At least 35 people were killed in a suicide car bomb attack in Baghdad,yesterday Monday January 2nd . One attack targeted day laborers waiting to pick up work. Asaad Hashim, a mobile phone shop owner, told the Associated Press the bomber pretended to be looking to hire laborers. The laborers trying to get hired crowded round the vehicle. “Then a big boom came, sending them up into the air,” Mr Hashim said.
The blast injured sixty-one other people. Nine of the victims were women in a minibus that was passing through the square at the time, according to the Reuters news agency. Three of the victims were policemen stationed at a local checkpoint.
Another car bomb later exploded in the car park of the nearby Al-Kindi hospital, killing three people. ISIS said it carried out both attacks, targeting a “gathering of Shia” in the first.
On Saturday, there were two suicide bombings at a market in Baghdad that left 28 people dead. ISIS said it targeted the Shia, whom it considers apostates.
Vegetable stall owner Ali Abbas said: “We have no idea who will kill at any moment and who's supposed to protect us.”
“The terrorists will attempt to attack civilians in order to make up for their losses, but we assure the Iraqi people and the world that we are able to end terrorism and shorten its life,” Prime Minister Haider al-Abadi told reporters after meeting French President Francois Hollande in central Baghdad.

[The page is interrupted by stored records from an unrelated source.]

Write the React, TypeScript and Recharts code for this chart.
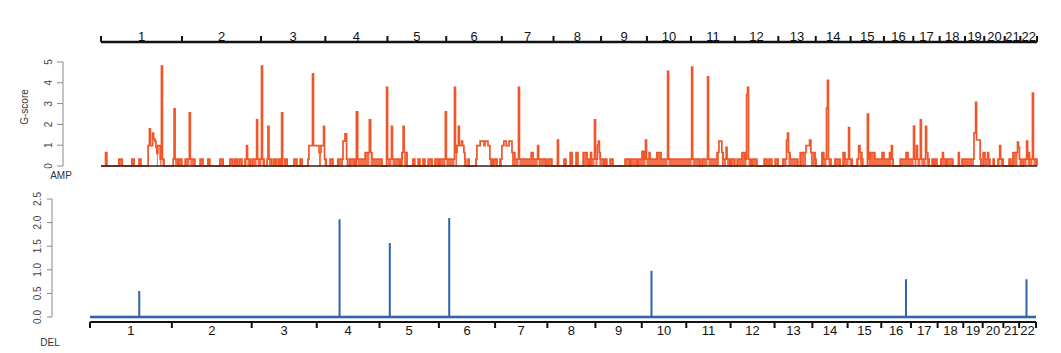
import { ComposedChart, LineChart, Line, Area, XAxis, YAxis, ReferenceLine } from 'recharts';

// hg19 chromosome lengths (Mb)
const CHROM_NAMES = ['1', '2', '3', '4', '5', '6', '7', '8', '9', '10', '11', '12', '13', '14', '15', '16', '17', '18', '19', '20', '21', '22'];
const CHROM_LEN_MB = [249.3, 243.2, 198.0, 191.2, 180.9, 171.1, 159.1, 146.4, 141.2, 135.5, 135.0, 133.9, 115.2, 107.3, 102.5, 90.4, 81.2, 78.1, 59.1, 63.0, 48.1, 51.3];

// AMP G-score profile: [genome position (Mb), G-score], held until next point
const AMP_STEPS: [number, number][] = [
  [0, 0], [14, 0.65], [18, 0], [55, 0.33], [65, 0], [95, 0.33], [102, 0], [117, 0.33], [123, 0],
  [145, 0.98], [149, 1.78], [152, 0.98], [159, 1.58], [162, 1.3], [166, 1.2], [169, 0.9], [172, 0.6], [175, 0.98], [182, 0.33], [186, 4.8], [189, 0.33], [194, 0],
  [222, 0.33], [225, 2.75], [228, 0.33], [237, 0], [240, 0.33], [249, 0],
  [259, 0.33], [272, 2.55], [275, 0.33], [289, 0], [305, 0.33], [314, 0], [329, 0.33], [335, 0], [366, 0.33], [376, 0],
  [397, 0.33], [406, 0], [412, 0.33], [419, 0], [425, 0.33], [434, 0],
  [443, 0.33], [448, 0.98], [451, 0.33], [459, 0], [465, 0.33], [479, 2.22], [482, 0.33], [494, 4.8], [497, 0.33], [502, 0],
  [511, 0.33], [514, 1.9], [517, 0.33], [526, 0], [532, 0.33], [539, 0], [545, 0.33], [551, 0],
  [556, 2.55], [559, 0], [566, 0.33], [573, 0], [594, 0.33], [603, 0], [613, 0.33], [619, 0],
  [637, 0.33], [640, 0.98], [651, 4.43], [654, 0.98], [671, 0.65], [677, 0.98], [685, 1.9], [688, 0.33], [693, 0],
  [705, 0.33], [714, 0], [729, 0.33], [745, 1.2], [751, 1.55], [756, 0.33], [760, 0], [766, 0.33], [782, 0],
  [786, 2.6], [790, 0.33], [813, 0.65], [826, 2.22], [830, 0.65], [834, 0.33], [865, 0],
  [879, 3.78], [882, 0.33], [894, 1.9], [897, 0.33], [920, 0],
  [923, 0.33], [926, 0.65], [930, 1.9], [933, 0.65], [942, 0],
  [960, 0.33], [966, 0], [976, 0.33], [982, 0], [991, 0.33], [997, 0], [1007, 0.33], [1019, 0],
  [1028, 0.33], [1040, 0], [1042, 0.33], [1060, 2.6], [1063, 0.33], [1088, 3.78], [1091, 0.65], [1096, 0.98], [1100, 1.9], [1103, 0.98], [1110, 1.2], [1113, 0.98], [1117, 0.65], [1120, 0.33], [1123, 0], [1130, 0.33], [1133, 0],
  [1154, 0.33], [1157, 0.98], [1167, 1.2], [1179, 0.98], [1182, 1.2], [1191, 0.98], [1197, 0.33], [1203, 0], [1207, 0.33], [1219, 0],
  [1228, 0.33], [1234, 0.98], [1240, 1.2], [1247, 0.98], [1256, 1.2], [1265, 0.65], [1274, 0.33], [1285, 3.78], [1288, 0.33], [1324, 0.65], [1330, 0.33], [1344, 0.98], [1347, 0.33], [1370, 0], [1376, 0.33], [1388, 0],
  [1405, 1.25], [1408, 0],
  [1425, 0.33], [1431, 0], [1444, 0.65], [1450, 0], [1462, 0.65], [1468, 0], [1484, 0.65], [1496, 0.33], [1502, 0], [1507, 0.65], [1510, 0.33], [1519, 2.22], [1522, 0.33], [1528, 1.0], [1531, 1.2], [1534, 0.65], [1537, 0.33], [1548, 0], [1551, 0.33], [1557, 0], [1567, 0.33], [1576, 0],
  [1613, 0.33], [1628, 0], [1631, 0.33], [1650, 0], [1653, 0.33], [1665, 0.7], [1671, 0.33], [1676, 1.25], [1679, 0.33], [1687, 0.65], [1690, 0.33], [1711, 0.65], [1724, 0.33], [1744, 4.55], [1747, 0.33],
  [1818, 4.75], [1821, 0.33], [1844, 0], [1850, 0.33], [1867, 4.28], [1870, 0.33], [1896, 0.65], [1902, 1.2], [1911, 0.65], [1915, 0.33], [1924, 0.9], [1927, 0.33], [1936, 0], [1939, 0.33], [1951, 0],
  [1958, 0.33], [1973, 0.65], [1982, 0.33], [1987, 3.43], [1990, 3.78], [1993, 0.33], [2001, 0],
  [2004, 0.33], [2019, 0], [2041, 0.33], [2050, 0], [2056, 0.33], [2065, 0], [2075, 0.33], [2084, 0],
  [2099, 0.33], [2110, 1.25], [2113, 1.58], [2116, 0.65], [2121, 0.33], [2145, 0],
  [2152, 0.65], [2170, 0.98], [2181, 1.25], [2185, 0.65], [2198, 0.33], [2201, 0],
  [2219, 0.65], [2225, 0.33], [2233, 2.78], [2236, 4.12], [2239, 0.33], [2247, 0],
  [2259, 0.33], [2275, 0], [2284, 0.65], [2290, 0.33], [2301, 1.85], [2304, 0.33], [2312, 0],
  [2327, 0.33], [2332, 0.98], [2336, 0.65], [2342, 0.33], [2345, 0], [2359, 2.5], [2362, 0.33], [2367, 0.65], [2382, 0.33], [2404, 0.65], [2410, 0.33], [2427, 0.65], [2430, 0.33], [2433, 0.98], [2436, 0.33], [2438, 0],
  [2460, 0.33], [2478, 0.65], [2484, 0.33], [2501, 1.92], [2504, 0.33], [2510, 0.98], [2513, 0.33], [2522, 2.22], [2525, 0.33], [2538, 1.9], [2541, 0.65], [2545, 0.33], [2549, 0],
  [2558, 0.33], [2564, 0], [2567, 0.33], [2573, 0],
  [2585, 0.33], [2590, 0.65], [2593, 0.33], [2601, 0], [2604, 0.33], [2622, 0],
  [2639, 0.65], [2642, 0], [2650, 0.33], [2687, 1.58], [2692, 3.06], [2695, 1.25], [2706, 0.33], [2709, 0],
  [2715, 0.65], [2721, 0.33], [2729, 0.65], [2732, 0.33], [2736, 0], [2746, 0.33], [2749, 0],
  [2761, 0.33], [2766, 0.98], [2769, 0.33], [2777, 0],
  [2795, 0.33], [2801, 0], [2807, 0.65], [2821, 1.15], [2824, 0.9], [2827, 0.33], [2832, 0],
  [2838, 0.33], [2849, 1.2], [2852, 0.33], [2855, 0.65], [2858, 0.33], [2867, 3.5], [2870, 0.33], [2881, 0],
];

// DEL peaks
const DEL_PEAK_MB = [150, 760, 913, 1094, 1710, 2485, 2852];
const DEL_PEAK_G = [0.55, 2.07, 1.57, 2.1, 0.98, 0.8, 0.8];

const AMP_TICKS = [0, 1, 2, 3, 4, 5];
const DEL_TICKS = [0, 0.5, 1, 1.5, 2, 2.5];

const AMP_COLOR = '#f0562a';
const DEL_COLOR = '#2e63ad';
const FONT = '"Liberation Sans", Arial, sans-serif';

const CHROM_START = CHROM_LEN_MB.reduce<number[]>((acc, len) => [...acc, acc[acc.length - 1] + len], [0]);
const GENOME_END = CHROM_START[CHROM_START.length - 1];
const CHROM_MID = CHROM_NAMES.map((_, i) => (CHROM_START[i] + CHROM_START[i + 1]) / 2);
const CHROM_TICKS = [...CHROM_START, ...CHROM_MID].sort((a, b) => a - b);

// low-level segments are dense in the original and read as solid blocks
const ampData = AMP_STEPS.map(([pos, g]) => ({ pos, g, low: g <= 0.7 ? g : 0 }));
const delData = [
  { pos: 0, g: 0 },
  ...DEL_PEAK_MB.flatMap((pos, i) => [{ pos, g: 0 }, { pos, g: DEL_PEAK_G[i] }, { pos, g: 0 }]),
  { pos: GENOME_END, g: 0 },
];

function ChromTick({ x, y, payload, side }: any) {
  const idx = CHROM_MID.indexOf(payload.value);
  if (idx >= 0) {
    return (
      <text x={x} y={side === 'top' ? y - 1 : y + 13} textAnchor="middle" fontSize={13} fontFamily={FONT} fill="#111">
        {CHROM_NAMES[idx]}
      </text>
    );
  }
  return <line x1={x} x2={x} y1={y} y2={side === 'top' ? y - 6 : y + 6} stroke="#111" strokeWidth={2} />;
}

function RotTick({ x, y, payload, digits }: any) {
  const label = digits ? Number(payload.value).toFixed(digits) : String(payload.value);
  return (
    <text x={x} y={y} transform={`rotate(-90 ${x} ${y})`} textAnchor="middle" fontSize={10} fontFamily={FONT} fill="#444">
      {label}
    </text>
  );
}

export default function App() {
  return (
    <div style={{ position: 'absolute', left: 0, top: 0, width: 1061, height: 353, background: '#fff', fontFamily: FONT }}>
      {/* AMP panel */}
      <div style={{ position: 'absolute', left: 0, top: 0 }}>
        <ComposedChart width={1061} height={185} data={ampData} margin={{ top: 22, right: 24, bottom: 19, left: 101 }}>
          <XAxis
            dataKey="pos"
            type="number"
            orientation="top"
            domain={[0, GENOME_END]}
            ticks={CHROM_TICKS}
            interval={0}
            height={20}
            tickSize={0}
            tickMargin={0}
            tickLine={false}
            axisLine={{ stroke: '#111', strokeWidth: 2.5 }}
            tick={(p: any) => <ChromTick {...p} side="top" />}
          />
          <YAxis type="number" domain={[0, 5.96]} hide />
          <Area type="stepAfter" dataKey="low" fill={AMP_COLOR} fillOpacity={0.85} stroke="none" dot={false} isAnimationActive={false} />
          <Line type="stepAfter" dataKey="g" stroke={AMP_COLOR} strokeWidth={1.7} dot={false} isAnimationActive={false} />
          <ReferenceLine y={0} stroke="#2b1d18" strokeWidth={1.5} />
        </ComposedChart>
      </div>
      <div style={{ position: 'absolute', left: 0, top: 0 }}>
        <LineChart width={70} height={185} margin={{ top: 62, right: 5, bottom: 19, left: 0 }}>
          <YAxis
            type="number"
            domain={[0, 5]}
            allowDataOverflow
            ticks={AMP_TICKS}
            interval={0}
            width={63}
            tickSize={6}
            tickMargin={5}
            axisLine={{ stroke: '#888' }}
            tickLine={{ stroke: '#888' }}
            tick={(p: any) => <RotTick {...p} />}
          />
        </LineChart>
      </div>

      {/* DEL panel */}
      <div style={{ position: 'absolute', left: 0, top: 185 }}>
        <LineChart width={1061} height={168} data={delData} margin={{ top: 14, right: 25, bottom: 11, left: 90 }}>
          <XAxis
            dataKey="pos"
            type="number"
            domain={[0, GENOME_END]}
            ticks={CHROM_TICKS}
            interval={0}
            height={20}
            tickSize={0}
            tickMargin={0}
            tickLine={false}
            axisLine={{ stroke: '#111', strokeWidth: 2 }}
            tick={(p: any) => <ChromTick {...p} side="bottom" />}
          />
          <YAxis type="number" domain={[-0.106, 2.5]} hide />
          <ReferenceLine y={0} stroke="#22467c" strokeWidth={2.5} />
          <Line type="linear" dataKey="g" stroke={DEL_COLOR} strokeWidth={2} dot={false} isAnimationActive={false} />
        </LineChart>
      </div>
      <div style={{ position: 'absolute', left: 0, top: 185 }}>
        <LineChart width={60} height={168} margin={{ top: 14, right: 4, bottom: 36, left: 0 }}>
          <YAxis
            type="number"
            domain={[0, 2.5]}
            allowDataOverflow
            ticks={DEL_TICKS}
            interval={0}
            width={52}
            tickSize={5}
            tickMargin={6}
            axisLine={{ stroke: '#888' }}
            tickLine={{ stroke: '#888' }}
            tick={(p: any) => <RotTick {...p} digits={1} />}
          />
        </LineChart>
      </div>

      {/* free labels */}
      <svg width={1061} height={353} style={{ position: 'absolute', left: 0, top: 0, pointerEvents: 'none' }}>
        <text x={28} y={107} transform="rotate(-90 28 107)" textAnchor="middle" fontSize={10} fontFamily={FONT} fill="#333">
          G-score
        </text>
        <text x={61} y={179} textAnchor="middle" fontSize={10} fontFamily={FONT} fill="#333">
          AMP
        </text>
        <text x={50} y={346} textAnchor="middle" fontSize={10} fontFamily={FONT} fill="#333">
          DEL
        </text>
      </svg>
    </div>
  );
}
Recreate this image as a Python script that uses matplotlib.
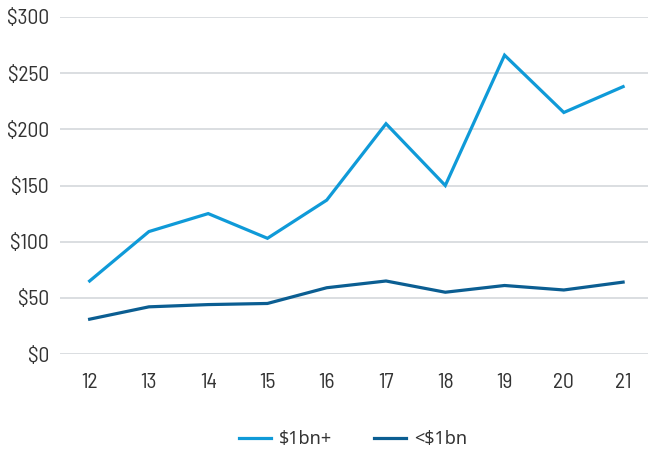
import matplotlib
matplotlib.use("Agg")
import matplotlib.pyplot as plt

years = ["12", "13", "14", "15", "16", "17", "18", "19", "20", "21"]
large_deals = [65, 109, 125, 103, 137, 205, 150, 266, 215, 238]
small_deals = [31, 42, 44, 45, 59, 65, 55, 61, 57, 64]
y_ticks = [0, 50, 100, 150, 200, 250, 300]
y_labels = ["$" + str(v) for v in y_ticks]

tick_font = ["Barlow Semi Condensed", "Roboto Condensed", "DejaVu Sans"]

fig = plt.figure(figsize=(6.48, 4.53), dpi=100)
ax = fig.add_axes([0.0926, 0.2185, 0.9074, 0.744])

x = list(range(len(years)))
ax.plot(x, large_deals, color="#0f9ad8", lw=2.3, label="$1bn+", solid_joinstyle="miter")
ax.plot(x, small_deals, color="#0b5e92", lw=2.3, label="<$1bn", solid_joinstyle="miter")

ax.set_xlim(-0.5, 9.42)
ax.set_ylim(0, 300)
ax.set_yticks(y_ticks)
ax.set_yticklabels(y_labels)
ax.set_xticks(x)
ax.set_xticklabels(years)
ax.grid(axis="y", color="#d4d8dc", lw=1.2)
ax.set_axisbelow(True)
for s in ax.spines.values():
    s.set_visible(False)
ax.tick_params(length=0, labelsize=15.5, labelcolor="#333333", pad=8)
ax.tick_params(axis="x", pad=14)
for lab in ax.get_xticklabels() + ax.get_yticklabels():
    lab.set_family(tick_font)

leg = fig.legend(loc="center", ncol=2, bbox_to_anchor=(0.545, 0.03),
                 frameon=False, handlelength=1.8, handletextpad=0.45,
                 columnspacing=2.3,
                 prop={"family": ["Noto Sans", "DejaVu Sans"], "size": 13})
for t in leg.get_texts():
    t.set_color("#333333")

fig.savefig("out.png", dpi=100)
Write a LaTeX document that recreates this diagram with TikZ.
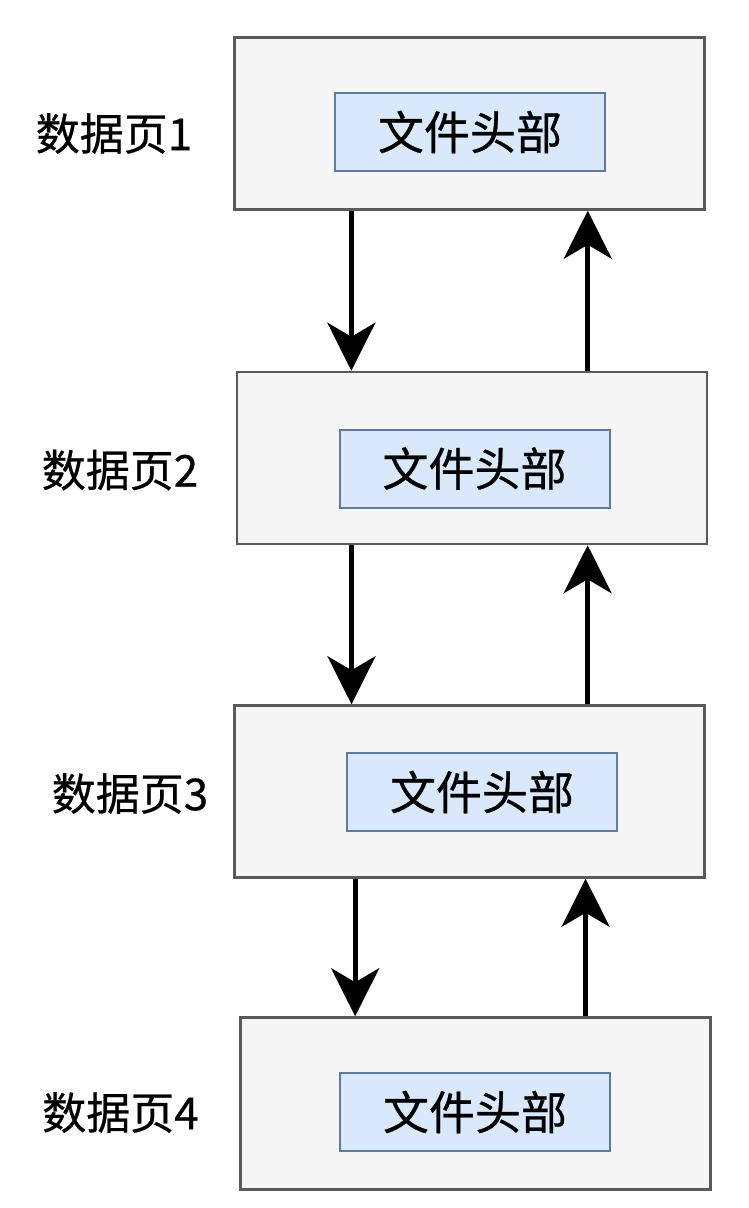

Hollande is in the middle of a visit to Iraq to strengthen his soldiers stationed there. He told French soldiers based there that fighting IS in Iraq was helping prevent terrorist attacks at home. Pro-government forces are organizing an offensive to drive IS militants from the northern city of Mosul, their last major urban stronghold in the country. Hollande is meeting with these forces too.
Iraqi Special Forces and army units entered eastern Mosul in the beginning of November. But waves of suicide bombings, snipers, shellfire and bad weather slowed their advances. Mr. Hollande offered words of encouragement predicting that the city would fall within weeks.
IS militants attacked an army base near Baiji, north of Baghdad, killing four soldiers, Reuters reported. They seized weapons and fired mortars at the nearby town of Shirqat. Authorities were forced to impose a curfew and close schools, officials said.
Gunmen also killed nine pro-government Sunni tribal fighters at a village near Udhaim, 90km (56 miles) north of Baghdad.
It seems ISIS is still strong enough to cause a lot of harm.